Aya Sofya after dark
I am always melancholy at the end of these things, this one particularly so. Throughout this trip, men have wanted to know my age; it has often been humorous to see the surprise when they learn I am not their age, but their father’s age, doing something they themselves could not imagine doing. And yet it didn’t really make me feel good. Sixty one is still sixty one. I may be as strong as many men half my age, but I’d still like to be half my age. That is a bad thing; that is a good thing. Bad in that it could contribute to getting us in over our heads; good in that it keeps me looking forward to the next challenge, keeps me feeling young. If it matters, and it does to those who love Claire and me, I think the very different challenges of this Asia crossing mellowed my I-can-do-anything attitude. Just a tad. Just enough. Not too much.
Inside the Blue Mosque
My original idea for this trip was to ride Zippy across the continent of Asia following one of the Silk Road routes; pure, elegant, simple. Hah! Claire had her doubts from the early stages of planning, but stubborn optimist that I can be, refused to hear. Still, she came (I would not, could not, have done it without her) and carried more than her share of the load; and seldom beat me with the I-told-you-so cudgel. Asia independent travel is never to be taken lightly, as we learned ourselves and from fellow adventure cycle tourists we met in Almaty, Kazakhstan; all use various forms of transport to skirt dangerous, difficult areas, more often the vagaries of officialdom and corruption. We had our share of both. But we survived them all, have more stories to tell than we can get to here, and we return from our most difficult adventure yet, glad we went. I will be processing the memories and lessons of this trip for years.
Several issues, not least of which the massacre of 700 Muslims by the government of Uzbekistan, coalesced to limit our Zippy riding to 3,700 miles. We made use of one taxi, two trains and one airplane to aid the traverse of what I have named the Genghis Khan route of the Silk Road. As luck would have it, this route probably best illustrates the evolution of the romantic idea of the ancient Silk Road to the reality of the new Silk Road; it is oil that is now being transported East to West, technology and culture West to East. The maze of Silk Road land routes forms a web that diverges west and south in Western China, and rejoins in Central Turkey. We followed the northern-most, least known route opened late in the game by Genghis Khan; it crosses the Tien Shan mountains over the Korgas pass in Northwest China and then various routes north of, or across, the Caspian Sea then south through Azerbaijan, Georgia and Turkey.

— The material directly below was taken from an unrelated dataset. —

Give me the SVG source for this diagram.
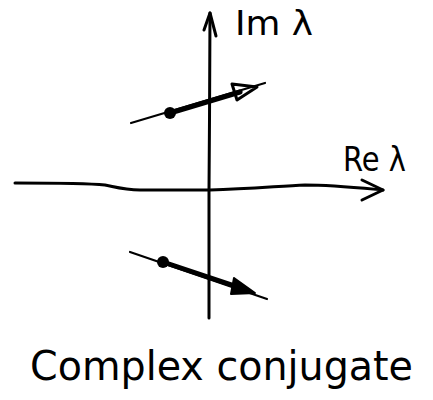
<svg xmlns="http://www.w3.org/2000/svg" width="433" height="400" viewBox="0 0 433 400">
<style>
.ax{fill:none;stroke:#000;stroke-width:3;stroke-linecap:round;stroke-linejoin:round}
.ln{fill:none;stroke:#000;stroke-width:2.2;stroke-linecap:round}
.thk{fill:none;stroke:#000;stroke-width:5;stroke-linecap:round}
.lbl{font-family:"DejaVu Sans","Liberation Sans",sans-serif;fill:#000}
</style>
<rect width="433" height="400" fill="#fff"/>
<g id="axes">
<path class="ax" d="M210,13 L209.5,120 L209,190 L209,318"/>
<path class="ax" d="M204,30 L210,13 L216,36"/>
<path class="ax" d="M15,183 C60,183 95,184 105,185 C115,187 125,190 140,190 L210,190 C250,189 280,186 305,185 C330,185 350,187 383,190"/>
<path class="ax" d="M362,180 L383,190 L362,200"/>
</g>
<g id="upper-root">
<path class="ln" d="M131,123 L265,83"/>
<path class="thk" d="M170,113 L240,92"/>
<circle cx="170" cy="113" r="6"/>
<path class="ax" d="M232,84 L257,87 L237,100 Z"/>
</g>
<g id="lower-root">
<path class="ln" d="M130,252 L267,299"/>
<path class="thk" d="M163,262 L235,286"/>
<circle cx="163" cy="262" r="6"/>
<path d="M234,278 L255,293 L231,294 Z" fill="#000" stroke="#000" stroke-width="2" stroke-linejoin="round"/>
</g>
<g id="labels">
<text class="lbl" x="235" y="35" font-size="33" textLength="78" lengthAdjust="spacingAndGlyphs">Im λ</text>
<text class="lbl" x="343" y="171" font-size="34" textLength="63" lengthAdjust="spacingAndGlyphs">Re λ</text>
<text class="lbl" x="30" y="380" font-size="40" textLength="383" lengthAdjust="spacingAndGlyphs">Complex conjugate</text>
</g>
</svg>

We managed to follow the Silk Road nearly all of the way, as evidenced by the caravanserais and fortress ruins we encountered from China to Turkey. People still make silk the old fashioned way, beat wool by hand, use camels, donkeys and horses for transport and live at a pace tuned to nature. But increasingly they also work on the oil pipeline from the Caspian to the Turkish south coast, modernize roads in far Western China and pursue modern career paths in Istanbul, T’blisi, Baku, Almaty, and Urumchi. They are more likely now to drive a truck than a camel train, plow with a tractor than a horse, and dream of the life of wealth they have seen on western television for a generation. They are making the transition to an oil based economy at a blistering pace. Asia’s use of resources is growing exponentially; exactly how drastically that will impact the West remains to be seen. The Asian Century might possibly be a rough one; it most certainly will be an interesting one.
Palace tile work
Holy man reading the Koran in the Blue Mosque
A blast from a ferry horn brings me back to my Istanbul roof top. The sun, flamed by western haze, reflects from a hundred windows across the Marmara, gemstones burning with the promise of Asia viewed from the comfort of Europe. But, tonight, for just one more night, I long for the rough hotel in a village of Gaoquan in remote Western China, a bowl of laghman noodles, rich and peppery hot, to sleep the sleep of the dead on a hard board bed and a rice filled pillow, and to awake not knowing what lies West.
Ah, but then I can have it can’t I, in memory and imagination until those fail me; and then someone can read these journals to me, and I can marvel at two adventurous fools’ exploits.
Thanks for coming along for the ride.